Some opposition to personal property tax increase
One Rappahannock resident after another stepped up to the podium at the Board of Supervisors’ well-attended public hearing Monday night on the county’s proposed FY19 budget to voice support for increased funding of Rappahannock County Public Schools, including a teachers’ pay raise.
The $367,000 in additional funding requested by schools Superintendent Shannon Grimsley would provide teachers with a 2 percent salary increase, maintain high quality staff while also hiring two teachers, reduce class sizes, increase educational programs, and support long overdue facilities and capital improvements.
“The children are our future,” admonished Aline Johnson, who recently stepped down after 18 years on the school board. “A lot of work went into this budget [and the schools] are in dire need of the funding.”

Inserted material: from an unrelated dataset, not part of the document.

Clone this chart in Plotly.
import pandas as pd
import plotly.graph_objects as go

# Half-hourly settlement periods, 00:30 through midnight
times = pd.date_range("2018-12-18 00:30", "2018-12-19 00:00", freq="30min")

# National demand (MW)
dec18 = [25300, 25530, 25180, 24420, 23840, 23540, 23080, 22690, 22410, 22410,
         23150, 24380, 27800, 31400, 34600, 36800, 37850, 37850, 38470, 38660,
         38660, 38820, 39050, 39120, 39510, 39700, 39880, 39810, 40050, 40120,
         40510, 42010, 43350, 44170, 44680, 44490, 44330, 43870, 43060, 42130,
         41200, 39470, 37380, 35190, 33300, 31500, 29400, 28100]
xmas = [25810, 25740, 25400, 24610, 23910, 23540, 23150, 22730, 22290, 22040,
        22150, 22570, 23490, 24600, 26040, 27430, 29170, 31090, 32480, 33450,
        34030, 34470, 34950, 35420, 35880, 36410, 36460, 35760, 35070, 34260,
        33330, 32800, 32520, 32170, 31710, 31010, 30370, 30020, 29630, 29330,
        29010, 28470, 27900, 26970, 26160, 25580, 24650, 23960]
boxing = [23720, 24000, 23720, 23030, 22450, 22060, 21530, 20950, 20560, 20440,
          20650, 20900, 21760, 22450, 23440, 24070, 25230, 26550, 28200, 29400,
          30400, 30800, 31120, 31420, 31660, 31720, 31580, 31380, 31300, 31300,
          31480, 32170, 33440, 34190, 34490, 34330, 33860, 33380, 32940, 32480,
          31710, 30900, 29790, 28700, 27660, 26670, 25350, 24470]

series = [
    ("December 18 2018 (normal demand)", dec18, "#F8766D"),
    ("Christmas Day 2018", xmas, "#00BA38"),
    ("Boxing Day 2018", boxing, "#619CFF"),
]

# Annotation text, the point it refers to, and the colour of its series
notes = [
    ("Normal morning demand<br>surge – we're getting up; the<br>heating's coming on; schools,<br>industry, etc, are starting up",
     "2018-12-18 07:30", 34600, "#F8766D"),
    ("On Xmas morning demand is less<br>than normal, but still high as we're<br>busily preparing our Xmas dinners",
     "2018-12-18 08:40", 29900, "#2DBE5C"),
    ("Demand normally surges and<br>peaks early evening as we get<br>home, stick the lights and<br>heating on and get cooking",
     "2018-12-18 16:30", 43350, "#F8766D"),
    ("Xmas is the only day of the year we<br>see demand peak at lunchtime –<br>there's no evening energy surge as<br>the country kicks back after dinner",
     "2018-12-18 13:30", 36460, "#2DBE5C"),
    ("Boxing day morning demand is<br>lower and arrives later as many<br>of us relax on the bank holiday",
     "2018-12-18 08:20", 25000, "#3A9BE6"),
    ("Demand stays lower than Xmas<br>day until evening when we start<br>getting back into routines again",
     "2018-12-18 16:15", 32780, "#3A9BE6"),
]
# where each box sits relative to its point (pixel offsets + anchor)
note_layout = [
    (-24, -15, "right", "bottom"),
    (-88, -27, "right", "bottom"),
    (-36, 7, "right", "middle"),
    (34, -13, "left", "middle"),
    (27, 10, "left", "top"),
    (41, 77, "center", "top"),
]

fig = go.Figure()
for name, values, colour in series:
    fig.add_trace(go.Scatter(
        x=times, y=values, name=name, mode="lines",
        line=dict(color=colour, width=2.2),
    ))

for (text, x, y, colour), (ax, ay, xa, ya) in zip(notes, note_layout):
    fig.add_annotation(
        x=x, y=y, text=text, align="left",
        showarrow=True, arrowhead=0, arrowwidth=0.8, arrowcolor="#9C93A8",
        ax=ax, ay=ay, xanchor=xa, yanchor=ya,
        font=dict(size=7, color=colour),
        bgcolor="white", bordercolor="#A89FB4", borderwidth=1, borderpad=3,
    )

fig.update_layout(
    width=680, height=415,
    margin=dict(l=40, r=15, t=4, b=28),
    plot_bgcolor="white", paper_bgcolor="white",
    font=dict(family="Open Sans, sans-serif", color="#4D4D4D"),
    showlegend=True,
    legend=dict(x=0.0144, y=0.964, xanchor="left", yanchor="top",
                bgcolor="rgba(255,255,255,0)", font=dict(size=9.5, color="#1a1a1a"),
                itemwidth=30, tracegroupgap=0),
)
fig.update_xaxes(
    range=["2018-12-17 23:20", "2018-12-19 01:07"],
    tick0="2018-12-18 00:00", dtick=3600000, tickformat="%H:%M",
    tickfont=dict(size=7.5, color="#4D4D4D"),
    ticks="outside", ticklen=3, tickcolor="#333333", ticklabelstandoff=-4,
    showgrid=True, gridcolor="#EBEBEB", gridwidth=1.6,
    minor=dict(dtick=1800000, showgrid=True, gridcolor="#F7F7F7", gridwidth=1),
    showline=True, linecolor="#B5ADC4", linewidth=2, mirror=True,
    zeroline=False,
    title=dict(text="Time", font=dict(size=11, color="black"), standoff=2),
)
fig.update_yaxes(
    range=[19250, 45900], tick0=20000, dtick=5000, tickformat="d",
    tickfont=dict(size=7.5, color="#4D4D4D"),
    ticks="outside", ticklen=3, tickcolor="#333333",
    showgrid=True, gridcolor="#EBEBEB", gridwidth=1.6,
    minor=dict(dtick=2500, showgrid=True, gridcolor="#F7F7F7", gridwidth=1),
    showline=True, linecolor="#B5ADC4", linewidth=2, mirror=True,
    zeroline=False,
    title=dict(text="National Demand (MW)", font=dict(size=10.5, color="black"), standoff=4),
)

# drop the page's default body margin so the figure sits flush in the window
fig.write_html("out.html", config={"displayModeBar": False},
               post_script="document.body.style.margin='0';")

Former Rappahannock School Board member Aline Johnson and resident Bill Dietel were among the several dozen who spoke at Monday night’s public hearing on the county’s FY19 budget. Photos by John McCaslin
Additionally, the proposed schools budget addresses the safety and security of students and staff, and if adopted would split funds with the Rappahannock County Sheriff’s Office to assign one full-time deputy to serve as a school resource officer at both the elementary and high school.

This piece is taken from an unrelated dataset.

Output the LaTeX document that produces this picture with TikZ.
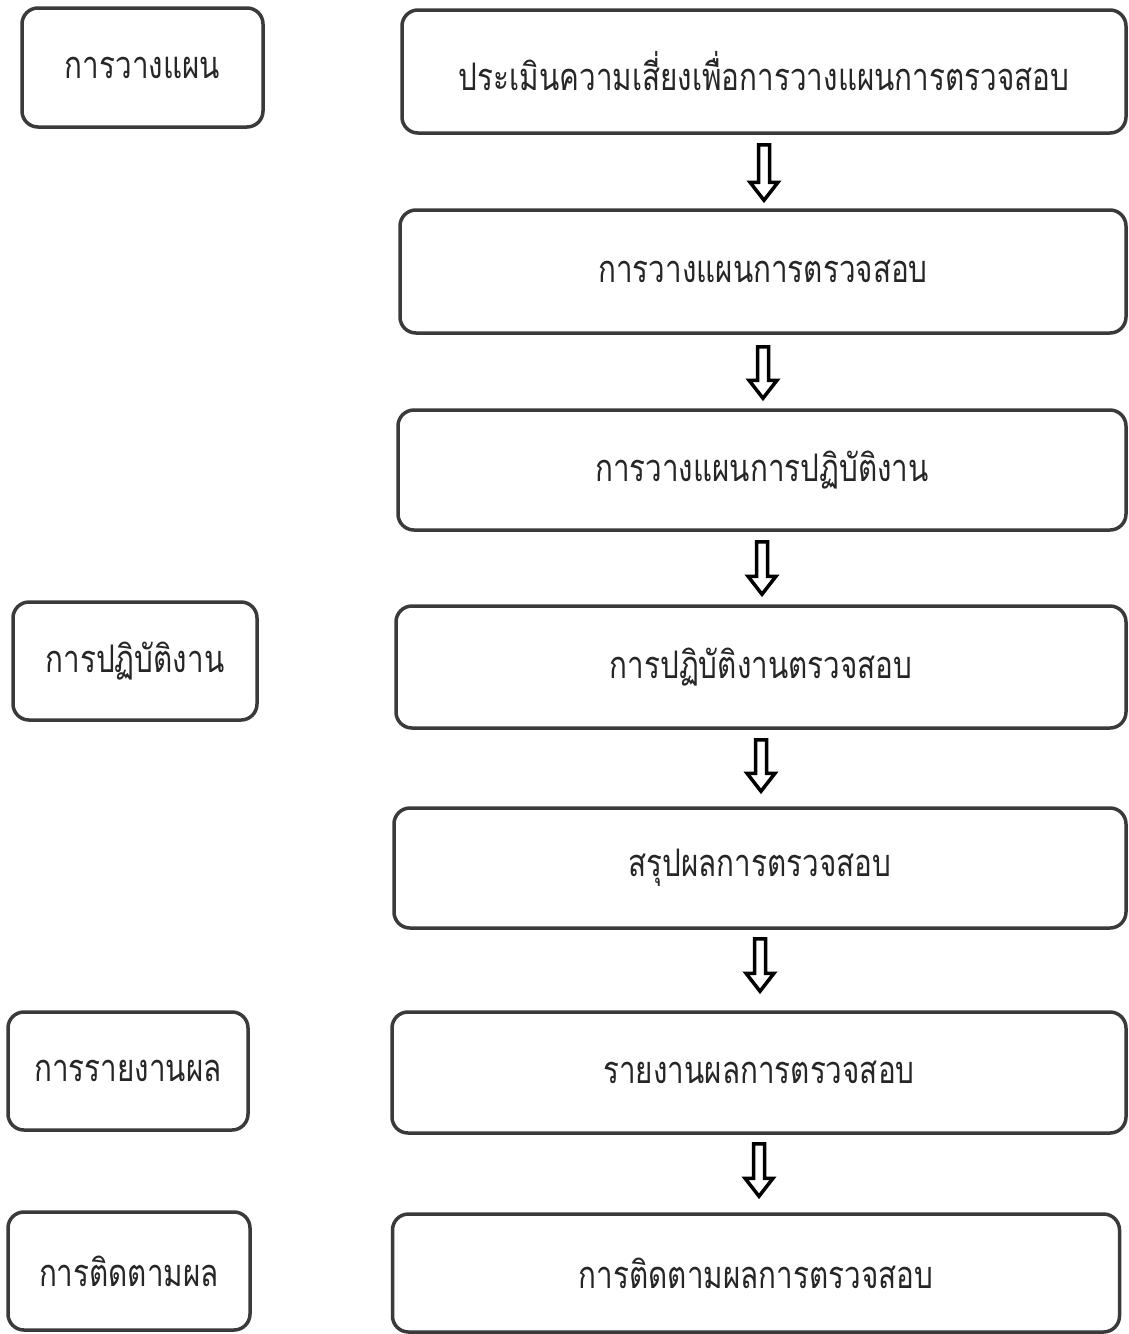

The superintendent’s request comes during a time when federal and state funding to public schools is decreasing. Adding to the difficulties, Rappahannock County has one of the highest rates of income inequality in the United States — ranking 64th among the nation’s 3,084 county jurisdictions — which over the years has skewed Local Composite Index (LCI) calculations that determine outside revenue streams to schools.
In other words, on paper Rappahannock County gives the impression that it’s dripping in money — and thus should be able to allocate a larger share of its taxpayer supported budget to local schools — when in reality that’s not the case.
Rappahannock schools are getting a “disproportionate share of funding,” Gary Aichele, a former Washington Town Council member, educated the audience, even as “15 percent of its kids are living in poverty.”
Two faculty members took turns recalling how young enthusiastic teachers have repeatedly left Rappahannock schools for higher paying teaching positions elsewhere.
“We see teachers come and go,” said teacher Karen Sanborn. “We’re losing our younger teachers, who are paid more in surrounding counties. We need to keep our young teachers in the building, long term.”
“The teachers need a salary increase . . . the teachers deserve a salary increase,” Johnson agreed.
Speaker Bill Dietel told the crowd of 150 that filled the elementary school gymnasium that Monday’s budget hearing marked his 37th straight year of attendance, but never before has there been a meeting “as positive” as this week’s in support of the school system.
Rappahannock Sheriff’s Deputy Mark Currence, who helped lead active shooter response training last fall for both high school and elementary school teachers, told the audience that the additional funding request is vital for “school safety.”
“There is nothing more important than keeping our children safe,” he stated..
Matthew Black, speaking about the school budget and other Rappahannock needs, said “the county has a bad record of kicking the can down the road,” and that habit now has to stop, whether it surrounds funding fire and rescue agencies or overdue county building renovations.
Speaker Ron Makela seconded that motion, telling the five supervisors and administrator Garrey Curry that there wouldn’t be an historic county courthouse in the town of Washington today if last year’s two electrical fires had erupted during off-hours, when employees wouldn’t have been on hand to call 911.
“The county needs to spend money now because we are running out of time,” Makela warned.
Additional lines of the county budget were addressed by other speakers, several of whom voiced opposition to a proposed personal property tax increase on top of added real estate levies.
All told, the FY19 budget — which also provides for a 2 percent pay increase for county government workers — totals $34,746,061, an increase of $1,180,548 over 2018. It includes $565,000 in one-time expenses (or allocations for contingent one-time costs) so over half of the increase is from the fund balance (savings account) for needed projects and not local government expense growth.
Curry, who took over the administrator’s post in January, was widely praised by several speakers for his hard work in helping draft the FY19 budget, and was credited for finding innovative ways to redirect funds and save taxpayers’ money.
Grimsley, at the same time, was credited for the unprecedented “transparency” of her school budget.
Dietel described the schools’ budget as “impressive and thoughtful.”
Supervisor John Lesinski said his “thoughts” on this year’s budget process “were reinforced by what I heard tonight,” and he assured the audience that the county “was working hard to get its fiscal house in order.”
The county supervisors are now weighing the public’s testimony and will vote to adopt the school and county budget as early as Monday, April 30.